### What you will do
Start with the line that contains "What matplotlib code" and end with the line that contains "plt.rcParams['mathtext.fontset'] = 'stix'"; retype those lines and the ones between them exactly, without any pictures.

### Records to use
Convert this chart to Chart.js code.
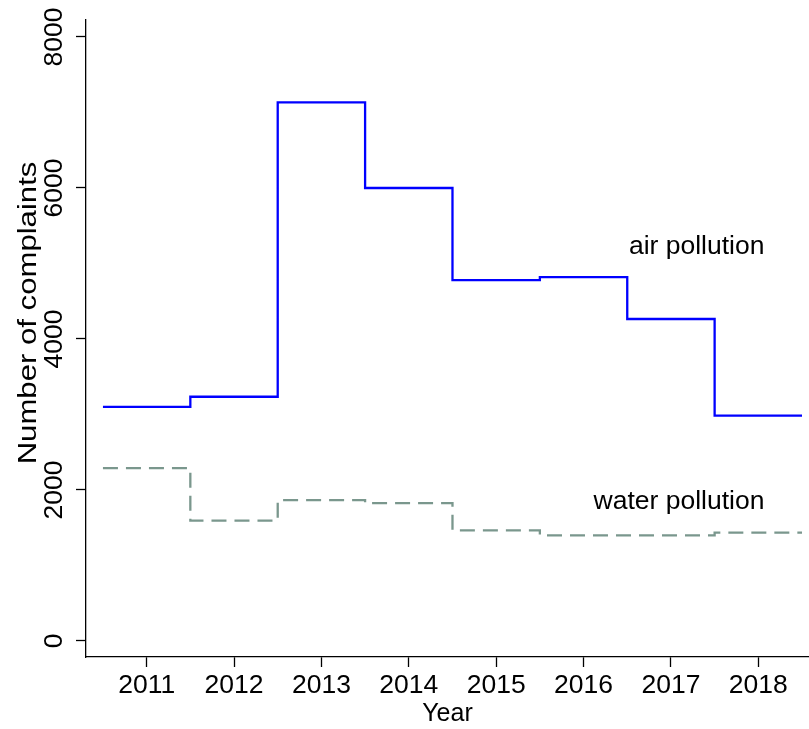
<!DOCTYPE html>
<html>
<head>
<meta charset="utf-8">
<script src="https://cdn.jsdelivr.net/npm/chart.js@4"></script>
<style>
  html, body { margin: 0; padding: 0; background: #fff; }
  #wrap { width: 809px; height: 729px; }
</style>
</head>
<body>
<div id="wrap"><canvas id="myChart" width="809" height="729"></canvas></div>
<script>
'use strict';

// values
let years = [2011, 2012, 2013, 2014, 2015, 2016, 2017, 2018];
let airPollution = [3100, 3235, 7135, 6000, 4780, 4820, 4265, 2985];
let waterPollution = [2290, 1595, 1865, 1825, 1465, 1400, 1400, 1435];
let yTicks = [0, 2000, 4000, 6000, 8000];
let seriesLabels = ['air pollution', 'water pollution'];
let labelAt = [[2018.07, 5220], [2018.07, 1845]];
let yTitle = 'Number of complaints';

const FONT = 'Liberation Sans, Arial, Helvetica, sans-serif';

// each year is a flat step from year-0.5 to year+0.5
function stepPoints(values) {
    let pts = [];
    for (let i = 0; i < years.length; i++) {
        pts.push({ x: years[i] - 0.5, y: values[i] });
        pts.push({ x: years[i] + 0.5, y: values[i] });
    }
    return pts;
}

const lineLabels = {
    id: 'lineLabels',
    afterDatasetsDraw(chart) {
        const ctx = chart.ctx;
        const xs = chart.scales.x;
        const ys = chart.scales.y;
        ctx.save();
        ctx.font = '26.5px ' + FONT;
        ctx.fillStyle = '#000';
        ctx.textAlign = 'right';
        ctx.textBaseline = 'middle';
        for (let i = 0; i < seriesLabels.length; i++) {
            ctx.fillText(seriesLabels[i], xs.getPixelForValue(labelAt[i][0]), ys.getPixelForValue(labelAt[i][1]));
        }
        // y title is stretched along its length in the original
        ctx.translate(36, 313);
        ctx.rotate(-Math.PI / 2);
        ctx.scale(1.245, 1);
        ctx.font = '25px ' + FONT;
        ctx.textAlign = 'center';
        ctx.textBaseline = 'alphabetic';
        ctx.fillText(yTitle, 0, 0);
        ctx.restore();
    }
};

var ctx = document.getElementById('myChart').getContext('2d');
var myChart = new Chart(ctx, {
    type: 'line',
    data: {
        datasets: [{
            label: seriesLabels[0],
            data: stepPoints(airPollution),
            borderColor: '#0000ff',
            borderWidth: 2.3,
            pointRadius: 0,
            tension: 0,
            fill: false
        },
        {
            label: seriesLabels[1],
            data: stepPoints(waterPollution),
            borderColor: '#7a978d',
            borderWidth: 2.3,
            borderDash: [15, 8],
            pointRadius: 0,
            tension: 0,
            fill: false
        }]
    },
    options: {
        responsive: false,
        animation: false,
        layout: { padding: { top: 20, right: 0, left: 0, bottom: 0 } },
        plugins: {
            legend: { display: false },
            tooltip: { enabled: false }
        },
        scales: {
            x: {
                type: 'linear',
                min: 2010.306,
                max: 2018.58,
                afterBuildTicks: function (scale) {
                    scale.ticks = years.map(v => ({ value: v }));
                },
                afterFit: function (scale) { scale.height = 72; },
                grid: { drawOnChartArea: false, drawTicks: true, tickLength: 10, tickColor: '#000', tickWidth: 1.3 },
                border: { display: true, color: '#000', width: 1.3 },
                ticks: {
                    color: '#000',
                    font: { family: FONT, size: 26.5 },
                    padding: 3,
                    maxRotation: 0,
                    minRotation: 0,
                    callback: v => String(v)
                },
                title: {
                    display: true,
                    text: 'Year',
                    color: '#000',
                    font: { family: FONT, size: 25, lineHeight: 1.2 },
                    padding: { top: 0, bottom: 0 }
                }
            },
            y: {
                type: 'linear',
                min: -212,
                max: 8225,
                afterBuildTicks: function (scale) {
                    scale.ticks = yTicks.map(v => ({ value: v }));
                },
                afterFit: function (scale) { scale.width = 86; },
                grid: { drawOnChartArea: false, drawTicks: true, tickLength: 10, tickColor: '#000', tickWidth: 1.3 },
                border: { display: true, color: '#000', width: 1.3 },
                ticks: {
                    color: '#000',
                    font: { family: FONT, size: 26.5 },
                    minRotation: 90,
                    maxRotation: 90,
                    crossAlign: 'center',
                    padding: -8,
                    callback: v => String(v)
                },
                title: { display: false }
            }
        }
    },
    plugins: [lineLabels]
});
</script>
</body>
</html>
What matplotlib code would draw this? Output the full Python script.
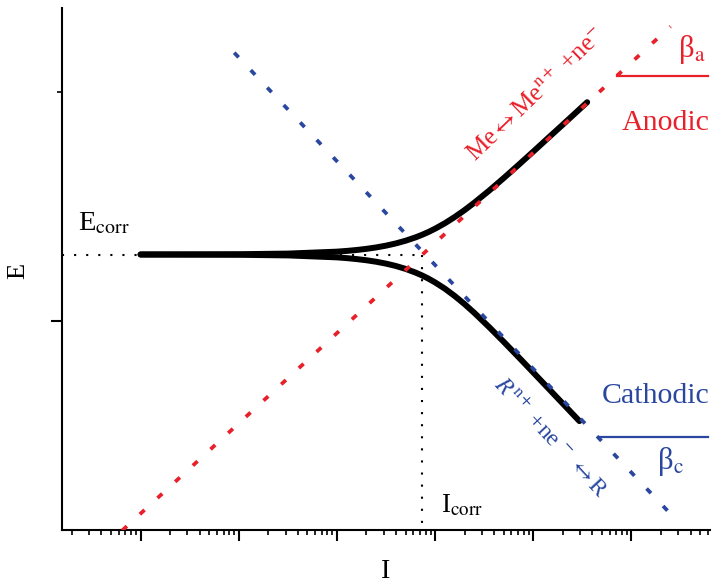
import numpy as np
import matplotlib
matplotlib.use("Agg")
import matplotlib.pyplot as plt
from matplotlib.ticker import LogLocator, NullFormatter, FixedLocator

plt.rcParams['font.family'] = ['Liberation Serif', 'DejaVu Serif']
plt.rcParams['mathtext.fontset'] = 'stix'

# ---- data (I in arbitrary current units, E in mV relative to Ecorr) ----
E_corr = 0.0
I_corr = 733.0

# anodic Tafel line (endpoints)
anodic_I = [0.65, 2.5e5]
anodic_E = [-276.0, 228.0]

# cathodic Tafel line (endpoints)
cathodic_I = [9.0, 2.96e5]
cathodic_E = [201.8, -267.0]

# measured polarisation curve, anodic branch (log10 I, E)
upper_logI = [0.0, 1.0, 1.5, 2.0, 2.1, 2.2, 2.3, 2.4, 2.5, 2.6, 2.7, 2.8, 2.865,
              2.93, 3.0, 3.1, 3.2, 3.3, 3.4, 3.55, 3.7, 3.85, 4.0, 4.15, 4.3, 4.549]
upper_E = [0.03, 0.29, 0.9, 2.85, 3.58, 4.5, 5.65, 7.07, 8.85, 11.07, 13.8, 17.09, 19.6,
           22.4, 25.8, 31.27, 37.5, 44.37, 51.85, 63.84, 76.5, 89.6, 102.9, 116.4, 129.8, 152.3]

# measured polarisation curve, cathodic branch (log10 I, E)
lower_logI = [0.0, 1.0, 1.5, 2.0, 2.1, 2.2, 2.3, 2.4, 2.5, 2.6, 2.7, 2.8, 2.865,
              2.93, 3.0, 3.1, 3.2, 3.3, 3.4, 3.55, 3.7, 3.85, 4.0, 4.15, 4.3, 4.47]
lower_E = [-0.03, -0.29, -0.9, -2.87, -3.62, -4.57, -5.75, -7.24, -9.12, -11.47, -14.41,
           -18.05, -20.83, -24.01, -27.9, -34.2, -41.5, -49.6, -58.4, -72.55, -87.4,
           -102.6, -118.0, -133.5, -149.0, -166.6]

# beta marker lines (start on Tafel line, horizontal to the right)
beta_a_I = [7.15e4, 6.0e5]
beta_a_E = [178.5, 178.5]
beta_c_I = [4.58e4, 6.0e5]
beta_c_E = [-182.2, -182.2]

RED = '#e8202a'
BLUE = '#2a47a0'

W, H = 723, 583
fig = plt.figure(figsize=(W / 100, H / 100), dpi=100)
ax = fig.add_axes([62 / W, (H - 530) / H, (710 - 62) / W, (530 - 8) / H])
ax.set_xscale('log')
ax.set_xlim(10 ** -0.8, 10 ** 5.80)
ax.set_ylim(-275.5, 246.5)

# black polarisation curve
ax.plot(np.power(10.0, upper_logI), upper_E, color='black', lw=4.3,
        solid_capstyle='round', solid_joinstyle='round', zorder=3)
ax.plot(np.power(10.0, lower_logI), lower_E, color='black', lw=4.3,
        solid_capstyle='round', solid_joinstyle='round', zorder=3)

# Ecorr / Icorr dotted guides
ax.plot([10 ** -0.8, I_corr], [E_corr, E_corr], color='black', lw=1.5,
        dashes=(1.0, 4.8), zorder=2)
ax.plot([I_corr, I_corr], [E_corr, -275.5], color='black', lw=1.5,
        dashes=(1.0, 4.8), zorder=2)

# Tafel lines
ax.plot(anodic_I, anodic_E, color=RED, lw=2.7, dashes=(1.7, 4.7), zorder=4)
ax.plot(cathodic_I, cathodic_E, color=BLUE, lw=2.7, dashes=(1.7, 4.7), zorder=4)

# beta lines
ax.plot(beta_a_I, beta_a_E, color=RED, lw=1.6, zorder=4)
ax.plot(beta_c_I, beta_c_E, color=BLUE, lw=1.6, zorder=4)

ax.text(10 ** -0.637, 24.5, r'E$_{\rm corr}$', fontsize=20.5, ha='left', va='baseline')
ax.text(10 ** 3.061, -257.5, r'I$_{\rm corr}$', fontsize=19.5, ha='left', va='baseline')
ax.text(10 ** 4.902, 124.5, 'Anodic', fontsize=21.5, color=RED, ha='left', va='baseline')
ax.text(10 ** 5.476, 197.5, r'β$_{\rm a}$', fontsize=22, color=RED, ha='left', va='baseline')
ax.text(10 ** 4.698, -148.8, 'Cathodic', fontsize=21.5, color=BLUE, ha='left', va='baseline')
ax.text(10 ** 5.259, -214.5, r'β$_{\rm c}$', fontsize=22, color=BLUE, ha='left', va='baseline')

ax.text(10 ** 3.408, 91.5, r'Me$\leftrightarrow$Me$^{\rm n+}$ +ne$^{-}$', fontsize=18,
        color=RED, rotation=44, rotation_mode='anchor', ha='left', va='baseline')
ax.text(10 ** 3.59, -131, r'$R^{\rm n+}$ +ne $^{-}$ $\leftrightarrow$R', fontsize=17,
        color=BLUE, rotation=-47, rotation_mode='anchor', ha='left', va='baseline')

# axes styling
for s in ['top', 'right']:
    ax.spines[s].set_visible(False)
for s in ['left', 'bottom']:
    ax.spines[s].set_linewidth(1.5)
ax.xaxis.set_major_locator(LogLocator(base=10, numticks=20))
ax.xaxis.set_minor_locator(LogLocator(base=10, subs=np.arange(2, 10), numticks=20))
ax.xaxis.set_major_formatter(NullFormatter())
ax.xaxis.set_minor_formatter(NullFormatter())
ax.yaxis.set_major_locator(FixedLocator([-66.5]))
ax.yaxis.set_minor_locator(FixedLocator([162.5]))
ax.yaxis.set_major_formatter(NullFormatter())
ax.tick_params(axis='both', which='major', direction='out', length=8, width=1.5)
ax.tick_params(axis='both', which='minor', direction='out', length=3.3, width=1.2)

fig.text(386 / W, 1 - 578 / H, 'I', fontsize=20, ha='center', va='baseline')
fig.text(18 / W, 1 - 271 / H, 'E', fontsize=19, ha='center', va='center', rotation=90)

fig.savefig('out.png', dpi=100)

### Finished exercise
What matplotlib code would draw this? Output the full Python script.
import numpy as np
import matplotlib
matplotlib.use("Agg")
import matplotlib.pyplot as plt
from matplotlib.ticker import LogLocator, NullFormatter, FixedLocator

plt.rcParams['font.family'] = ['Liberation Serif', 'DejaVu Serif']
plt.rcParams['mathtext.fontset'] = 'stix'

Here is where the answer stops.